Would you print the material exactly, starting at its first line and ending at the line holding "(10.5,11) -- (10.5,558);"?
○ ○ ○ ○ ○ ○ ○
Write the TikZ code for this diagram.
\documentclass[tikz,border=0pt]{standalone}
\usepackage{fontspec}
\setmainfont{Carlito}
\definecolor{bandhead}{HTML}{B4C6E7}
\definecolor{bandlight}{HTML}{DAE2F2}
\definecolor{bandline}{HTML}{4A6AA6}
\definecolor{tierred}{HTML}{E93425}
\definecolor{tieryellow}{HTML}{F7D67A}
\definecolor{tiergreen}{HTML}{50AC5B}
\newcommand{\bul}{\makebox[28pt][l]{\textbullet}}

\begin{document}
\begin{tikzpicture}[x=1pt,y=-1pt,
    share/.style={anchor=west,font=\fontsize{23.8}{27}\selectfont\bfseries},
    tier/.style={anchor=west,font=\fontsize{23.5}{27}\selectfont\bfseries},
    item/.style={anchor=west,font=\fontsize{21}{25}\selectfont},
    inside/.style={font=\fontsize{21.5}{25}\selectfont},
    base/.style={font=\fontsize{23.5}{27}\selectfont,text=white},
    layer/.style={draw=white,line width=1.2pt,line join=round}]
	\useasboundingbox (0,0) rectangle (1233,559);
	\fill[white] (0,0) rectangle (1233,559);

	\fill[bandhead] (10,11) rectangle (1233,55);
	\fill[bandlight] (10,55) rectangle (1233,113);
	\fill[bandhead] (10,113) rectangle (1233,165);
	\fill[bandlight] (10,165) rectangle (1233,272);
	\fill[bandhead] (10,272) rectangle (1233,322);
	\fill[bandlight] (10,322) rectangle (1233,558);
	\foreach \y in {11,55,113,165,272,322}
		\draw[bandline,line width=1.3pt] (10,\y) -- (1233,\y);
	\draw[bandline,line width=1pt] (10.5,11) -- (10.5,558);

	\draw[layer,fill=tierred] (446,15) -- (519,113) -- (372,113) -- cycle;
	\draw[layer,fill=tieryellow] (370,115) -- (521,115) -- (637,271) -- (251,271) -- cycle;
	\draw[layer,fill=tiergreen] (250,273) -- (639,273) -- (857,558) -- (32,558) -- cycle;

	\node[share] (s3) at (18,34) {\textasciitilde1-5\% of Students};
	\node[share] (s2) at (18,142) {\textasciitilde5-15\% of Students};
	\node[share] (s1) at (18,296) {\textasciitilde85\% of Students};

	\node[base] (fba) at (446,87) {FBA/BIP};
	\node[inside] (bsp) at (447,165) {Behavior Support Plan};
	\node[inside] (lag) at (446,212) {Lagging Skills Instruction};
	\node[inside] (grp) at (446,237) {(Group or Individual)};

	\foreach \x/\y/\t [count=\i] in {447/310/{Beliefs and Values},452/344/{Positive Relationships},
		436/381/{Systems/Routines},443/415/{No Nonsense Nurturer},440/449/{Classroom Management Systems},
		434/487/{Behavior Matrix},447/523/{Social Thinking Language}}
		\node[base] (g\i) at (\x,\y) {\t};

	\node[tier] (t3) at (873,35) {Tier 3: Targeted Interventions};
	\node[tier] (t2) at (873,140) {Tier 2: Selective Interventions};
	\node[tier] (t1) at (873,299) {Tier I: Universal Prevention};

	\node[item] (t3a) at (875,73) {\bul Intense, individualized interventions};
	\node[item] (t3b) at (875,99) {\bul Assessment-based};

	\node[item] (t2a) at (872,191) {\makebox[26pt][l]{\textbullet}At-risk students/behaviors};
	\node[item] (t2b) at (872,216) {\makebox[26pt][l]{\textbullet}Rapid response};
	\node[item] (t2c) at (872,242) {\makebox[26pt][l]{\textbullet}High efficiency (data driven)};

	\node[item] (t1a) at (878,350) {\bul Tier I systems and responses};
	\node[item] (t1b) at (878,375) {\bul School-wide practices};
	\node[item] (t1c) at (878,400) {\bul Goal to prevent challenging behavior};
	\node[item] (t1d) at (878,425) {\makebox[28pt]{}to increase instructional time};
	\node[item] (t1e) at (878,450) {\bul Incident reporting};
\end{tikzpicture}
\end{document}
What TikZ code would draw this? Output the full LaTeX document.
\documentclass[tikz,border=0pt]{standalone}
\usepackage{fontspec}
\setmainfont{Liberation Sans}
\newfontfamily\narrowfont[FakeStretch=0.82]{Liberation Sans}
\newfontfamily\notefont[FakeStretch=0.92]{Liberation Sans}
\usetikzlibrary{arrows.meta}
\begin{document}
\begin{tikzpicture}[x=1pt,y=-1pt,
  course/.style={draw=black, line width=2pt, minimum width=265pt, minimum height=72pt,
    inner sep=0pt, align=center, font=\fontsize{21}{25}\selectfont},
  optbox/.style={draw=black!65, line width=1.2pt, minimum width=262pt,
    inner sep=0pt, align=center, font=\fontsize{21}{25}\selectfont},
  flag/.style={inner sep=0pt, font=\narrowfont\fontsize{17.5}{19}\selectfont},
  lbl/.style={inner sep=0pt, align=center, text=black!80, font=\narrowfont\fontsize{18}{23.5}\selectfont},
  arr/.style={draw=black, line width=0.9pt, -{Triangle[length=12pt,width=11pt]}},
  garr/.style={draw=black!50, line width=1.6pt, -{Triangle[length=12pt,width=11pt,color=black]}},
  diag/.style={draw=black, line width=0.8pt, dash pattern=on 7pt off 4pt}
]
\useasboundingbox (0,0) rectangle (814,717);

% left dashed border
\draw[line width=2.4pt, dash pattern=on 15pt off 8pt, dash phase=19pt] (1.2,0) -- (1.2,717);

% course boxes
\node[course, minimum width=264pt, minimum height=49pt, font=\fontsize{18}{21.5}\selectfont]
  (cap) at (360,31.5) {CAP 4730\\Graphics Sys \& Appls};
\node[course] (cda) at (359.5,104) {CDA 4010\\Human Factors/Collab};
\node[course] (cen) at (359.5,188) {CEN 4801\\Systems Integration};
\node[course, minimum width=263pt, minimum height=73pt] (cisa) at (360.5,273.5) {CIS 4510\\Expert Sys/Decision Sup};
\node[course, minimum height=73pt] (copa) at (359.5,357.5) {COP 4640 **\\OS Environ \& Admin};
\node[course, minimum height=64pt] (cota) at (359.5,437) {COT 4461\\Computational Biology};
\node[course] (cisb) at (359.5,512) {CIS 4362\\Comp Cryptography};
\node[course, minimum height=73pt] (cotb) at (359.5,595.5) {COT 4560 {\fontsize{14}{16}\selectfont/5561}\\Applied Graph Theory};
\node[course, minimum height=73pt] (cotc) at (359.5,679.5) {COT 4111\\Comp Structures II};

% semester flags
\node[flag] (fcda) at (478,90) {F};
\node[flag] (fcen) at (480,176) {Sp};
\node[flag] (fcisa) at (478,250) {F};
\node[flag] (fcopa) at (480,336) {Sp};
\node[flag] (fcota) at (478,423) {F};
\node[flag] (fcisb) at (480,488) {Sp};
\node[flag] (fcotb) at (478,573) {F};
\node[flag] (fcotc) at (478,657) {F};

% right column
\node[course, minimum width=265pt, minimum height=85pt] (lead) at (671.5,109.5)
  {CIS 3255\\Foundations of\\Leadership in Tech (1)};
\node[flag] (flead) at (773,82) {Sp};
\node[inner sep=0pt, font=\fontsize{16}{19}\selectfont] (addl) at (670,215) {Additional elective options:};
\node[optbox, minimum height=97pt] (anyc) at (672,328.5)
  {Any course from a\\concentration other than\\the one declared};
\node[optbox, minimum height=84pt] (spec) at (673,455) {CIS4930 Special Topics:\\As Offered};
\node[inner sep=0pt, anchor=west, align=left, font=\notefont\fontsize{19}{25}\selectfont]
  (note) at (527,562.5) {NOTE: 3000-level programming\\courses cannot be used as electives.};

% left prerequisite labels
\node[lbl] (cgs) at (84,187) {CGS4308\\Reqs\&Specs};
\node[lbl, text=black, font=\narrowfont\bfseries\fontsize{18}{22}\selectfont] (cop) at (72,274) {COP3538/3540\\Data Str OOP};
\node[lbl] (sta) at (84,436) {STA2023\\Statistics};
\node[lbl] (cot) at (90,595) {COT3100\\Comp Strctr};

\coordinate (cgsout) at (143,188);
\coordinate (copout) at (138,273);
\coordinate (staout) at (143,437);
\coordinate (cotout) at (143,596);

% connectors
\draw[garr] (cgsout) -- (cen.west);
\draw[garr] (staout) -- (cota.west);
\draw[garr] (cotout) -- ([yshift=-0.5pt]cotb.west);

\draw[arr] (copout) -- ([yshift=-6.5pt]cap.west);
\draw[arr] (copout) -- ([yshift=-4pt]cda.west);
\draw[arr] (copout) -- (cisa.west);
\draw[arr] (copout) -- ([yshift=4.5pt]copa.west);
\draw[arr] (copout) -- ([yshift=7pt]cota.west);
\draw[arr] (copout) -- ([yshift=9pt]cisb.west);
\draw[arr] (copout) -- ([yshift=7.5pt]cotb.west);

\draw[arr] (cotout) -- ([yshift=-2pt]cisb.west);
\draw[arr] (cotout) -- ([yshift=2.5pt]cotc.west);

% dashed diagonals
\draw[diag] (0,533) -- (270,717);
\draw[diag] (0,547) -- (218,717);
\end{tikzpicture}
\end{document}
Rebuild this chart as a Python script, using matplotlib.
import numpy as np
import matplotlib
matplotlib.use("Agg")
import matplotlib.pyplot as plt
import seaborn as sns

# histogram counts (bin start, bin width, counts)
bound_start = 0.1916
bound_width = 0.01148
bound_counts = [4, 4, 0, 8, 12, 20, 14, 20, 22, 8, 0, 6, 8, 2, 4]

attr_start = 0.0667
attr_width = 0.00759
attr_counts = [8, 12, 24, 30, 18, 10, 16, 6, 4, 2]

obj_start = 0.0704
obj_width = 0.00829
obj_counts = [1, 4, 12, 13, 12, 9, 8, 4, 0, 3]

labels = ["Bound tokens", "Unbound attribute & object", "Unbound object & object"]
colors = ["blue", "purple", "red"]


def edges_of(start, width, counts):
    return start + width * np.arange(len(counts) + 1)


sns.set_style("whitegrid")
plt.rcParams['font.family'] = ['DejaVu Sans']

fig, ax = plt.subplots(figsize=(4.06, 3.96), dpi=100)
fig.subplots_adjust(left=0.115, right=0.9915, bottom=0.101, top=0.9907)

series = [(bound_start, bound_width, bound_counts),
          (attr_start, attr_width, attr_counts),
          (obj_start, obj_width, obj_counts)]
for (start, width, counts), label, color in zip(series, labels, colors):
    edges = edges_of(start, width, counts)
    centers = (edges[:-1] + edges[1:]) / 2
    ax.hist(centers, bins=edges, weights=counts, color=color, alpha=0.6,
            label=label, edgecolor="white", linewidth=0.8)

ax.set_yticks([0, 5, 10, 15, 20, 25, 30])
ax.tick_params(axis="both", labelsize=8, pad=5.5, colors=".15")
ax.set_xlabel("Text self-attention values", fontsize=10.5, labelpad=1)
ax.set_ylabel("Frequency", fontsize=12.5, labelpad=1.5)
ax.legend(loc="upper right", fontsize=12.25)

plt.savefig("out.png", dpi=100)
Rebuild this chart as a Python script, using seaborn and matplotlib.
○ ○ ○ ○ ○ ○ ○
**EXPECTED ANSWER**
Write the TikZ code for this diagram.
\documentclass[tikz,border=0pt]{standalone}
\usepackage{fontspec}
\setmainfont{Carlito}
\definecolor{bandhead}{HTML}{B4C6E7}
\definecolor{bandlight}{HTML}{DAE2F2}
\definecolor{bandline}{HTML}{4A6AA6}
\definecolor{tierred}{HTML}{E93425}
\definecolor{tieryellow}{HTML}{F7D67A}
\definecolor{tiergreen}{HTML}{50AC5B}
\newcommand{\bul}{\makebox[28pt][l]{\textbullet}}

\begin{document}
\begin{tikzpicture}[x=1pt,y=-1pt,
    share/.style={anchor=west,font=\fontsize{23.8}{27}\selectfont\bfseries},
    tier/.style={anchor=west,font=\fontsize{23.5}{27}\selectfont\bfseries},
    item/.style={anchor=west,font=\fontsize{21}{25}\selectfont},
    inside/.style={font=\fontsize{21.5}{25}\selectfont},
    base/.style={font=\fontsize{23.5}{27}\selectfont,text=white},
    layer/.style={draw=white,line width=1.2pt,line join=round}]
	\useasboundingbox (0,0) rectangle (1233,559);
	\fill[white] (0,0) rectangle (1233,559);

	\fill[bandhead] (10,11) rectangle (1233,55);
	\fill[bandlight] (10,55) rectangle (1233,113);
	\fill[bandhead] (10,113) rectangle (1233,165);
	\fill[bandlight] (10,165) rectangle (1233,272);
	\fill[bandhead] (10,272) rectangle (1233,322);
	\fill[bandlight] (10,322) rectangle (1233,558);
	\foreach \y in {11,55,113,165,272,322}
		\draw[bandline,line width=1.3pt] (10,\y) -- (1233,\y);
	\draw[bandline,line width=1pt] (10.5,11) -- (10.5,558);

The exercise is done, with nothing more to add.